Building a reliable estimate takes practice and current knowledge of local pricing, code requirements, and labor rates. If you’d rather have a licensed professional validate your numbers or build the estimate from scratch, our team at Conductive Electrical Contracting is ready to help.

https://conductiveelectric.com

Whether you need a detailed scope review for electrical repairs, are planning a full panel upgrade, or want to take advantage of our current specials to reduce project costs, we bring over 20 years of Delaware-area experience to every estimate. We price jobs with full transparency: materials, labor, permits, and overhead, laid out clearly so you always know what you’re paying for and why. Contact us today to get started.

Frequently asked questions

Why do electrical estimates vary so much for similar projects?

Estimates differ because of variables like project scope, materials, labor cost, site conditions, and whether permits and overhead are included. A thorough line-item estimate that accounts for all cost layers will be more accurate and reliable than a rough ballpark number.

What is a quantity takeoff in electrical estimating?

A quantity takeoff is the detailed process of counting every material and device from your project plans to make sure nothing is missed. Converting plans into measurable quantities of wire, conduit, devices, and panels is the foundation that all accurate estimates are built on.
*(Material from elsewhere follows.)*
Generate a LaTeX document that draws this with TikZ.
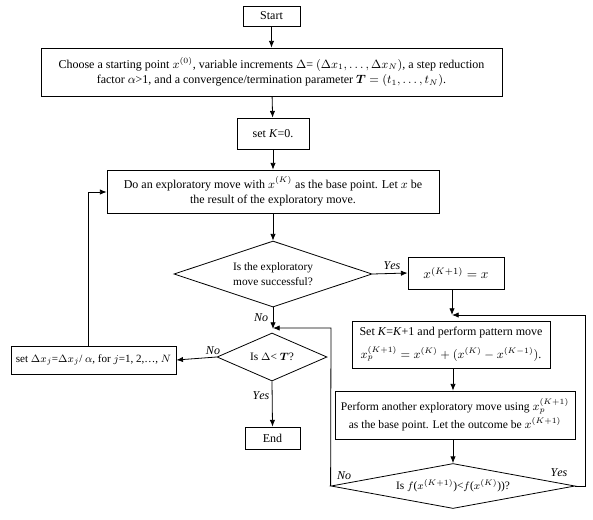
\documentclass[tikz,border=0pt]{standalone}
\usepackage{fontspec}
\setmainfont{Liberation Serif}
\usepackage{amsmath}
\usetikzlibrary{shapes.geometric,arrows.meta,calc}
\begin{document}
\begin{tikzpicture}[x=0.75pt,y=-0.75pt,
  sz/.style 2 args={minimum width=#1*0.75pt, minimum height=#2*0.75pt},
  box/.style={draw, line width=0.6pt, align=center, inner sep=0.5pt, font=\fontsize{9}{11.5}\selectfont},
  dia/.style={draw, line width=0.6pt, shape=diamond, inner sep=0pt},
  dtext/.style={align=center, font=\fontsize{8.5}{11}\selectfont},
  lbl/.style={font=\fontsize{9}{10}\selectfont, inner sep=0pt},
  conn/.style={line width=0.6pt},
  arr/.style={conn, -{Latex[length=5pt,width=4pt]}}
]
\useasboundingbox (0,0) rectangle (593,519);

\node[box, sz={57}{20}] (start) at (271.5,16) {Start};
\node[box, sz={461}{48}] (choose) at (271.5,72)
  {Choose a starting point $x^{(0)}$, variable increments $\Delta$= $(\Delta x_1,\dots,\Delta x_N)$, a step reduction\\
   factor $\alpha$>1, and a convergence/termination parameter $\boldsymbol{T}=(t_1,\dots,t_N)$.};
\node[box, sz={72}{31}] (setk) at (273,133.5) {set \textit{K}=0.};
\node[box, sz={332}{43}] (explore) at (273,191.5)
  {Do an exploratory move with $x^{(K)}$ as the base point. Let $x$ be\\ the result of the exploratory move.};
\node[dia, sz={198}{66}] (d1) at (273,274) {};
\node[dtext] (d1t) at (d1.center) {Is the exploratory\\ move successful?};
\node[box, sz={96}{32}, font=\fontsize{10}{12}\selectfont] (xk1) at (456,273) {$x^{(K+1)}=x$};
\node[box, sz={198}{47}] (pat) at (451,344.5)
  {Set \textit{K}=\textit{K}+1 and perform pattern move\\[5.5pt]
   {\fontsize{9}{11}\selectfont $x_p^{(K+1)}=x^{(K)}+(x^{(K)}-x^{(K-1)})$.}};
\node[box, sz={240}{48}, font=\fontsize{8.7}{11}\selectfont] (box2) at (455,415)
  {Perform another exploratory move using $x_p^{(K+1)}$\\[2.5pt] as the base point. Let the outcome be $x^{(K+1)}$};
\node[dia, sz={244}{45}] (d2) at (453,486) {};
\node[dtext] (d2t) at (d2.center) {Is $f$($x^{(K+1)}$)<$f$($x^{(K)}$))?};
\node[dia, sz={110}{48}] (d3) at (272,357) {};
\node[dtext] (d3t) at (d3.center) {Is $\Delta$< $\boldsymbol{T}$?};
\node[box, sz={165}{28}, font=\fontsize{8.3}{11}\selectfont] (setd) at (93.5,360)
  {set $\Delta x_j$=$\Delta x_j$/ $\alpha$, for $j$=1, 2,\dots, $N$};
\node[box, sz={55}{22}] (endn) at (272.5,438) {End};

\coordinate (j1) at (452,315);
\coordinate (r1) at (585,486);
\coordinate (r2) at (585,315);
\coordinate (j2) at (273,329);
\coordinate (l1) at (331,328);
\coordinate (lp) at (88,192);

\draw[arr] (start) -- (choose);
\draw[arr] (choose) -- (setk);
\draw[arr] (setk) -- (explore);
\draw[arr] (explore) -- (d1);
\draw[arr] (d1.east) -- (xk1.west);
\draw[arr] (xk1.south -| j1) -- (j1);
\draw[arr] (d2.east) -- (r1) -- (r2) -- (j1);
\draw[arr] (pat.south -| 453,0) -- (box2.north -| 453,0);
\draw[arr] (box2.south -| d2.north) -- (d2.north);
\draw[arr] (d1.south) -- (j2);
\draw[arr] (d2.west) -- (l1) -- (l1 -| j2);
\draw[arr] (d3.west) -- (setd.east);
\draw[arr] (setd.north -| lp) -- (lp) -- (explore.west |- lp);
\draw[arr] (d3.south) -- (endn.north);

\node[lbl] (yes1) at (392,266) {$\mathit{Yes}$};
\node[lbl] (no1) at (261,318) {$\mathit{No}$};
\node[lbl] (no3) at (213,351) {$\mathit{No}$};
\node[lbl] (yes3) at (261,396) {$\mathit{Yes}$};
\node[lbl] (no2) at (344,476) {$\mathit{No}$};
\node[lbl] (yes2) at (559,473) {$\mathit{Yes}$};
\end{tikzpicture}
\end{document}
How can I reduce the risk of missing items in my estimate?

Use a structured checklist to double-check every line item and clarify any unclear areas before you finalize the estimate. Missing or unpriced components are the most common reason electrical projects go over budget.

Do I need to include permit fees and overhead in my estimate?

Yes, both are essential for a realistic project total. A complete electrical estimate always includes permit costs and business overhead, not just materials and labor.

What’s the main factor in calculating labor costs?

Task complexity and productivity rates are the primary drivers. Labor-hour modeling based on scope clarity and unit tasks per hour gives you the most accurate labor cost estimate for any electrical project.